It’s been a bit hectic, sorry for the long time between posting.
So, backups. Backups are important, we all know that. So how many people actually follow their own advice and back their data up? Yeah, it’s a sad situation for desktops. The server world is a little different, though, with literally tens, possibly hundreds of different backup utilities available.
My preferred backup tool of choice is the Advanced Maryland Automatic Network Disk Archiver, or AMANDA for short. AMANDA has been around since before 1997 and has evolved into a pretty decent backup system. Initially intended for single tape-based backups, options have been added recently to allow for tape spanning and disk-based backups as well.

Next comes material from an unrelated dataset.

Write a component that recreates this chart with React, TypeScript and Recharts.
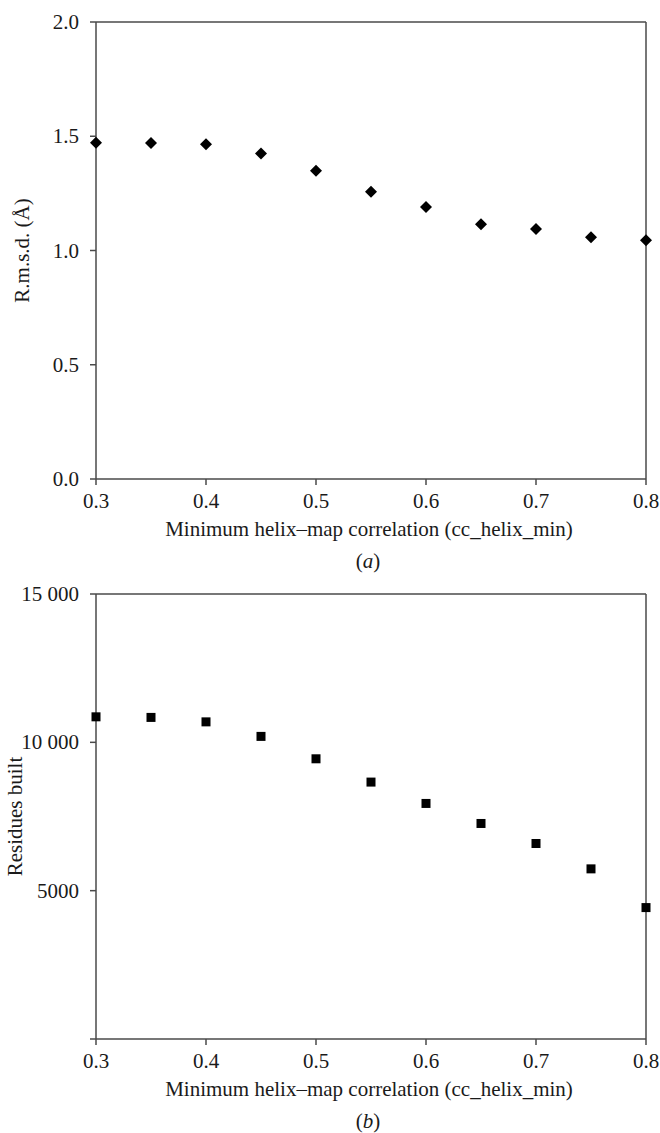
import { Label, ReferenceLine, Scatter, ScatterChart, XAxis, YAxis } from "recharts";

// cc_helix_min values on the x axis
const cutoffs = [0.3, 0.35, 0.4, 0.45, 0.5, 0.55, 0.6, 0.65, 0.7, 0.75, 0.8];
const rmsd = [1.472, 1.47, 1.465, 1.424, 1.349, 1.257, 1.19, 1.115, 1.094, 1.058, 1.045];
const residues = [10860, 10840, 10690, 10200, 9445, 8660, 7940, 7265, 6590, 5735, 4430];

const cutoffTicks = [0.3, 0.4, 0.5, 0.6, 0.7, 0.8];
const rmsdTicks = [0, 0.5, 1, 1.5, 2];
const residueTicks = [0, 5000, 10000, 15000];
const residueTickLabels = ["", "5000", "10 000", "15 000"];

const xTitle = "Minimum helix–map correlation (cc_helix_min)";

const rmsdData = cutoffs.map((c, i) => ({ cc: c, v: rmsd[i] }));
const residueData = cutoffs.map((c, i) => ({ cc: c, v: residues[i] }));

const FONT = "'Liberation Serif', 'Times New Roman', serif";
const FS = 21;
const INK = "#1a1a1a";
const AXIS = "#4a4a4a";

const XTick = ({ x, y, payload }: any) => (
  <text x={x} y={y} dy={23} textAnchor="middle" fontFamily={FONT} fontSize={FS} fill={INK}>
    {payload.value.toFixed(1)}
  </text>
);

const makeYTick = (fmt: (v: number) => string) => ({ x, y, payload }: any) => (
  <text x={x - 11} y={y} dy={7} textAnchor="end" fontFamily={FONT} fontSize={FS} fill={INK}>
    {fmt(payload.value)}
  </text>
);

const Diamond = ({ cx, cy }: any) => (
  <polygon points={`${cx},${cy - 6} ${cx + 6},${cy} ${cx},${cy + 6} ${cx - 6},${cy}`} fill="#000" />
);

const Square = ({ cx, cy }: any) => <rect x={cx - 4.5} y={cy - 4.5} width={9} height={9} fill="#000" />;

const xTitleLabel = (tag: string) => (props: any) => {
  const { x, y, width } = props.viewBox;
  const cx = x + width / 2;
  return (
    <g fontFamily={FONT} fontSize={FS} fill={INK}>
      <text x={cx - 2} y={y + 57} textAnchor="middle">{xTitle}</text>
      <text x={cx - 3} y={y + 89} textAnchor="middle">
        (<tspan fontStyle="italic">{tag}</tspan>)
      </text>
    </g>
  );
};

const yTitleLabel = (text: string, bx: number) => (props: any) => {
  const { y, height } = props.viewBox;
  const cy = y + height / 2;
  return (
    <text
      x={bx}
      y={cy}
      transform={`rotate(-90, ${bx}, ${cy})`}
      textAnchor="middle"
      fontFamily={FONT}
      fontSize={FS}
      fill={INK}
    >
      {text}
    </text>
  );
};

export default function App() {
  return (
    <div style={{ position: "absolute", top: 0, left: 0, width: 660, height: 1133, overflow: "hidden", background: "#fff" }}>
      <ScatterChart width={660} height={580} margin={{ top: 22, right: 14, bottom: 0, left: 0 }}>
        <XAxis
          type="number"
          dataKey="cc"
          domain={[0.3, 0.8]}
          ticks={cutoffTicks}
          height={101}
          tickSize={6}
          tickMargin={0}
          stroke={AXIS}
          strokeWidth={1.5}
          tick={<XTick />}
        >
          <Label content={xTitleLabel("a")} />
        </XAxis>
        <YAxis
          type="number"
          dataKey="v"
          domain={[0, 2]}
          ticks={rmsdTicks}
          width={96}
          tickSize={6}
          tickMargin={0}
          stroke={AXIS}
          strokeWidth={1.5}
          tick={makeYTick((v) => v.toFixed(1))}
        >
          <Label content={yTitleLabel("R.m.s.d. (Å)", 29)} />
        </YAxis>
        <ReferenceLine y={2} stroke={AXIS} strokeWidth={1.5} />
        <ReferenceLine x={0.8} stroke={AXIS} strokeWidth={1.5} />
        <Scatter data={rmsdData} shape={<Diamond />} isAnimationActive={false} />
      </ScatterChart>
      <ScatterChart width={660} height={553} margin={{ top: 14, right: 14, bottom: 0, left: 0 }}>
        <XAxis
          type="number"
          dataKey="cc"
          domain={[0.3, 0.8]}
          ticks={cutoffTicks}
          height={94}
          tickSize={6}
          tickMargin={0}
          stroke={AXIS}
          strokeWidth={1.5}
          tick={<XTick />}
        >
          <Label content={xTitleLabel("b")} />
        </XAxis>
        <YAxis
          type="number"
          dataKey="v"
          domain={[0, 15000]}
          ticks={residueTicks}
          width={96}
          tickSize={6}
          tickMargin={0}
          stroke={AXIS}
          strokeWidth={1.5}
          tick={makeYTick((v) => residueTickLabels[residueTicks.indexOf(v)])}
        >
          <Label content={yTitleLabel("Residues built", 22)} />
        </YAxis>
        <ReferenceLine y={15000} stroke={AXIS} strokeWidth={1.5} />
        <ReferenceLine x={0.8} stroke={AXIS} strokeWidth={1.5} />
        <Scatter data={residueData} shape={<Square />} isAnimationActive={false} />
      </ScatterChart>
    </div>
  );
}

Getting started with AMANDA can be a bit of a chore. The hardest part, at least for me, was getting the tape backup machine running. Once that was out of the way, the rest of it was pretty easy. The config can be a little overwhelming if you don’t understand the options, but there are a lot of guides on the Internet to explain it. In fact, the “tutorial” I originally used is located here.

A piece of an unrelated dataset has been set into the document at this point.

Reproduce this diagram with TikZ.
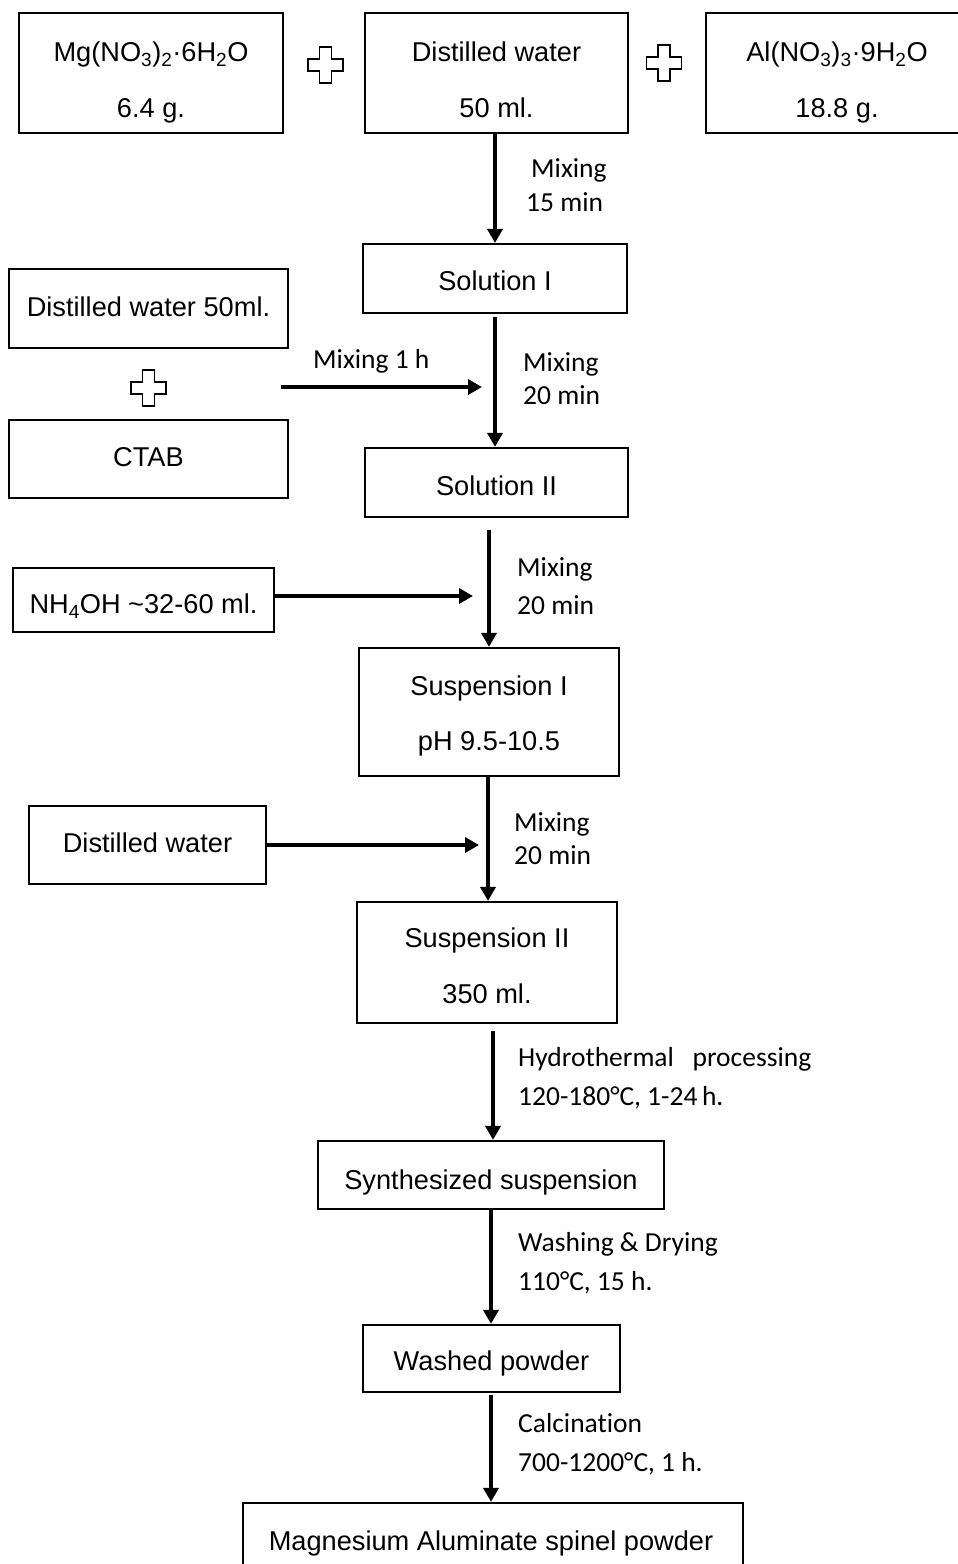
\documentclass[tikz,border=0pt]{standalone}
\usepackage{fontspec}
\setmainfont{Liberation Sans}
\newfontfamily\lblfont[Ligatures=NoCommon]{Carlito}
\usetikzlibrary{arrows.meta}
\begin{document}
\begin{tikzpicture}[x=1pt,y=-1pt,
  box/.style={draw,line width=2.2pt,inner sep=0pt},
  btxt/.style={inner sep=0pt,font=\fontsize{27.2}{31}\selectfont,text height=0.72em,text depth=0.0em},
  lbl/.style={inner sep=0pt,anchor=west,font=\lblfont\fontsize{27.5}{31}\selectfont,text height=0.64em,text depth=0.0em},
  arr/.style={line width=3.6pt,-{Triangle[length=14pt,width=15pt]}},
  plusicon/.pic={\draw[line width=1.9pt,line join=miter]
     (-6,-18)--(6,-18)--(6,-6)--(17.5,-6)--(17.5,6)--(6,6)--(6,18)
     --(-6,18)--(-6,6)--(-17.5,6)--(-17.5,-6)--(-6,-6)--cycle;}
]
\useasboundingbox (0,0) rectangle (958,1564);
\clip (0,0) rectangle (958,1564);

% top row
\node[box,minimum width=264pt,minimum height=120pt] (b1) at (151,73) {};
\node[btxt] (b1a) at (151,58) {Mg(NO\textsubscript{3})\textsubscript{2}·6H\textsubscript{2}O};
\node[btxt] (b1b) at (151,114) {6.4 g.};
\node[box,minimum width=263pt,minimum height=120pt] (b2) at (496.5,73) {};
\node[btxt] (b2a) at (496.5,58) {Distilled water};
\node[btxt] (b2b) at (496.5,114) {50 ml.};
\node[box,minimum width=262pt,minimum height=120pt] (b3) at (837,73) {};
\node[btxt] (b3a) at (837,58) {Al(NO\textsubscript{3})\textsubscript{3}·9H\textsubscript{2}O};
\node[btxt] (b3b) at (837,114) {18.8 g.};
\pic at (325.5,65) {plusicon};
\pic at (664,63) {plusicon};

% solution I
\node[box,minimum width=264pt,minimum height=69pt] (sol1) at (495,278.5) {};
\node[btxt] (sol1t) at (495,287) {Solution I};
\draw[arr] (b2.south -| sol1.north) -- (sol1.north);
\node[lbl] (l1a) at (531,174) {Mixing};
\node[lbl] (l1b) at (526,208) {15 min};

% left group
\node[box,minimum width=279pt,minimum height=79pt] (dw50) at (148.5,308.5) {};
\node[btxt] (dw50t) at (148.5,313) {Distilled water 50ml.};
\pic at (148.5,388) {plusicon};
\node[box,minimum width=279pt,minimum height=78pt] (ctab) at (148.5,459) {};
\node[btxt] (ctabt) at (148.5,463) {CTAB};
\coordinate (m1s) at (281,387);
\coordinate (m1e) at (482,387);
\draw[arr] (m1s) -- (m1e);
\node[lbl] (l2) at (313,365) {Mixing 1 h};

% solution II
\node[box,minimum width=263pt,minimum height=69pt] (sol2) at (496.5,482.5) {};
\node[btxt] (sol2t) at (496.5,492) {Solution II};
\draw[arr,shorten <=3pt] (sol1.south) -- (sol1.south |- sol2.north);
\node[lbl] (l3a) at (523,368) {Mixing};
\node[lbl] (l3b) at (523,401) {20 min};

% suspension I
\node[box,minimum width=260pt,minimum height=128pt] (sus1) at (489,712) {};
\node[btxt] (sus1a) at (489,692) {Suspension I};
\node[btxt] (sus1b) at (489,747) {pH 9.5-10.5};
\draw[arr,shorten <=12pt] (sus1.north |- sol2.south) -- (sus1.north);
\node[lbl] (l4a) at (517,573) {Mixing};
\node[lbl] (l4b) at (517,611) {20 min};
\node[box,minimum width=261pt,minimum height=64pt] (nh4) at (143.5,600) {};
\node[btxt] (nh4t) at (143.5,610) {NH\textsubscript{4}OH \textasciitilde32-60 ml.};
\coordinate (m2e) at (473,596);
\draw[arr] (nh4.east |- m2e) -- (m2e);

% suspension II
\node[box,minimum width=260pt,minimum height=121pt] (sus2) at (487,962.5) {};
\node[btxt] (sus2a) at (487,944) {Suspension II};
\node[btxt] (sus2b) at (487,1000) {350 ml.};
\draw[arr] (sus1.south -| 488,0) -- (488,0 |- sus2.north);
\node[lbl] (l5a) at (514,828) {Mixing};
\node[lbl] (l5b) at (514,861) {20 min};
\node[box,minimum width=237pt,minimum height=78pt] (dw) at (147.5,845) {};
\node[btxt] (dwt) at (147.5,849) {Distilled water};
\coordinate (m3e) at (479,845);
\draw[arr] (dw.east) -- (m3e);

% synthesized
\node[box,minimum width=346pt,minimum height=68pt] (syn) at (491,1175) {};
\node[btxt] (synt) at (491,1186) {Synthesized suspension};
\draw[arr,shorten <=7pt] (493,0 |- sus2.south) -- (493,0 |- syn.north);
\node[lbl] (l6a) at (518,1063) {Hydrothermal\ \ \ processing};
\node[lbl] (l6b) at (518,1102) {120-180°C, 1-24\,h.};

% washed
\node[box,minimum width=257pt,minimum height=67pt] (wash) at (491.5,1358.5) {};
\node[btxt] (washt) at (491.5,1367) {Washed powder};
\draw[arr] (491,0 |- syn.south) -- (491,0 |- wash.north);
\node[lbl] (l7a) at (518,1248) {Washing \& Drying};
\node[lbl] (l7b) at (518,1287) {110°C, 15 h.};

% final
\node[box,minimum width=500pt,minimum height=72pt] (fin) at (493,1539) {};
\node[btxt] (fint) at (491,1547) {Magnesium Aluminate spinel powder};
\draw[arr,shorten <=2pt] (491,0 |- wash.south) -- (491,0 |- fin.north);
\node[lbl] (l8a) at (518,1429) {Calcination};
\node[lbl] (l8b) at (518,1468) {700-1200°C, 1 h.};
\end{tikzpicture}
\end{document}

Once it’s up and running, you’ll receive a daily email from Amanda letting you know how the previous nights backup went. All of the various AMANDA utilities are command-line based. There is no official GUI at all. Of course, this causes a lot of people to shy away from the system. But overall, once you get the hang of it, it’s pretty easy to use.
Recovery from backup is a pretty simple process. On the machine you’re recovering, run the amrecover program. You then use regular filesystem commands to locate the files you want to restore and add them to the restore list. When you’ve added all the files, issue the extract command and it will restore all of the files you’ve chosen. It’s works quite well, I’ve had to use it once or twice… Lemme tell ya, the first time I had to restore from backups I was sweatin bullets.. After the first one worked flawlessly, subsequent restores were completed with a much lower stress level. It’s great to know that there are backups available in the case of an emergency.

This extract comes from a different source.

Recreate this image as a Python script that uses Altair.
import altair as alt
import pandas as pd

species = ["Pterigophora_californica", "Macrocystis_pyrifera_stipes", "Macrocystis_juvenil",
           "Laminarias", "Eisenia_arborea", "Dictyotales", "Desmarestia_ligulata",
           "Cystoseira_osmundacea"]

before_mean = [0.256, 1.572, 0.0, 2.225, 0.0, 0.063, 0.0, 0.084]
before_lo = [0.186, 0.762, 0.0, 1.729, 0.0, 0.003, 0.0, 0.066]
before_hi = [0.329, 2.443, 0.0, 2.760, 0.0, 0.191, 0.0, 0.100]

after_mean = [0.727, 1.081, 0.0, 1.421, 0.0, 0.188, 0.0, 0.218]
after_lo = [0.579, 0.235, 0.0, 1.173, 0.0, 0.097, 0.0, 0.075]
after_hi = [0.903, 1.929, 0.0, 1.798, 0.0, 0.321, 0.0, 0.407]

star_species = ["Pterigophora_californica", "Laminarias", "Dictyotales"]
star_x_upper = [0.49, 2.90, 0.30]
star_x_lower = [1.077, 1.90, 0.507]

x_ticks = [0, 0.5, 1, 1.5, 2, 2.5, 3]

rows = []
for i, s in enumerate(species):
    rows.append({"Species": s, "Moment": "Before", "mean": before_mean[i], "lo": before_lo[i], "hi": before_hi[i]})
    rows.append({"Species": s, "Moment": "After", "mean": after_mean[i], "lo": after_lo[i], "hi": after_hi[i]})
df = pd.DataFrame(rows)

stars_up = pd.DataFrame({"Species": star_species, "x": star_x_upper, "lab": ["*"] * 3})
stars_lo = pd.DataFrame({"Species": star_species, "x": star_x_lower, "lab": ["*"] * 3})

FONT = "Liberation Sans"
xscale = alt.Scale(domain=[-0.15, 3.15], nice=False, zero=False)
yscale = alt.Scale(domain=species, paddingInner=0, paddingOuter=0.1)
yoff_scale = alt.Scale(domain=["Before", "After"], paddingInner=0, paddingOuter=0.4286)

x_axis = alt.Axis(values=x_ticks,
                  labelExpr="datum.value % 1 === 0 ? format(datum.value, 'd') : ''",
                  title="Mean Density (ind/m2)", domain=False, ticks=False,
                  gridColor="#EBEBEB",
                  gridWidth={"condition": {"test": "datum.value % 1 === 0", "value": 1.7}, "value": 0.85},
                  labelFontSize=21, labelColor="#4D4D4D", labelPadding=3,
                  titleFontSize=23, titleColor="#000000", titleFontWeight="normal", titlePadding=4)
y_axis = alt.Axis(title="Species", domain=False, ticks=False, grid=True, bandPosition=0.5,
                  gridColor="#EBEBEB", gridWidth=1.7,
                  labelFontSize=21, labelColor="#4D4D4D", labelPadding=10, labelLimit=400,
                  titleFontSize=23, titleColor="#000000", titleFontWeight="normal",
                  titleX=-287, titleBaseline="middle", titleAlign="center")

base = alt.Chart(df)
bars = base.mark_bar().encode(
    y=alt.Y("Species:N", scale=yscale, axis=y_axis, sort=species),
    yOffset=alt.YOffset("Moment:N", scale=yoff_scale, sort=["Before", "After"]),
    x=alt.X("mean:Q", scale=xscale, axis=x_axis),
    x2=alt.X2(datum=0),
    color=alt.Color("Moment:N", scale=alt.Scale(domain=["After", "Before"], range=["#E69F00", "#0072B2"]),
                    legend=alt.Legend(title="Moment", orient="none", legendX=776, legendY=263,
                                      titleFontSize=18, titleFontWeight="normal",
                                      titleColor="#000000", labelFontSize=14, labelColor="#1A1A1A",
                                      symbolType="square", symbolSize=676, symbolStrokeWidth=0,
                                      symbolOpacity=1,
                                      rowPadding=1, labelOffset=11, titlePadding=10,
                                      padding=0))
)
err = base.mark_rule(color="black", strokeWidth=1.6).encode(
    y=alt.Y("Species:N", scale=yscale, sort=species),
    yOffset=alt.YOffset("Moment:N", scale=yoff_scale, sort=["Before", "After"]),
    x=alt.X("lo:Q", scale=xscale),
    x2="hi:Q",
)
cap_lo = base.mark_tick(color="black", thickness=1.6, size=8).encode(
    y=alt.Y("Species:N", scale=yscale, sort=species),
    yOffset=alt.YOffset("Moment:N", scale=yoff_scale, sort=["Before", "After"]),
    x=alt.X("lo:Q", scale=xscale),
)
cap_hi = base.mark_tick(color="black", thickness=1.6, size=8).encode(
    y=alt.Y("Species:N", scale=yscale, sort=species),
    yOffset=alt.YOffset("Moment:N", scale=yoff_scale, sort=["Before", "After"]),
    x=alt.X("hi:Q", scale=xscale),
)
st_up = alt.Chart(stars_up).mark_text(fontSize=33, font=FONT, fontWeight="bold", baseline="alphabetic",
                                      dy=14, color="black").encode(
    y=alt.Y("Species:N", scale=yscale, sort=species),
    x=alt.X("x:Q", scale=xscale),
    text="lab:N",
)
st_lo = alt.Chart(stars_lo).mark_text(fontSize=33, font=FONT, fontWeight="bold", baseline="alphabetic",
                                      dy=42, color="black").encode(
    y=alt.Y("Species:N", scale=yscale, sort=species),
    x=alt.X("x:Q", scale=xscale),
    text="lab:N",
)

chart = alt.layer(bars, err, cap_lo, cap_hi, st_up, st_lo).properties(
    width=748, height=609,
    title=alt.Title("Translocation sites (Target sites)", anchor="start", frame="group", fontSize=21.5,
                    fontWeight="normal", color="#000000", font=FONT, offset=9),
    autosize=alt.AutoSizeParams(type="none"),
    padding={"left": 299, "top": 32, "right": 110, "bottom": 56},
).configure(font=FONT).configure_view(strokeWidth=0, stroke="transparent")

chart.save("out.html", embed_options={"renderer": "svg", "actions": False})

AMANDA is a great tool for backing up servers, but what about clients? There is a Windows client as well that runs using Cygwin, a free open-source Linux-like environment for Windows. Instructions for setting something like this up are located in the AMANDA documentation. I haven’t tried this, but it doesn’t look too hard. Other client backup options include remote NFS and SAMBA shares.
Overall, AMANDA is a great backup tool that has saved me a few times. I definitely recommend checking it out.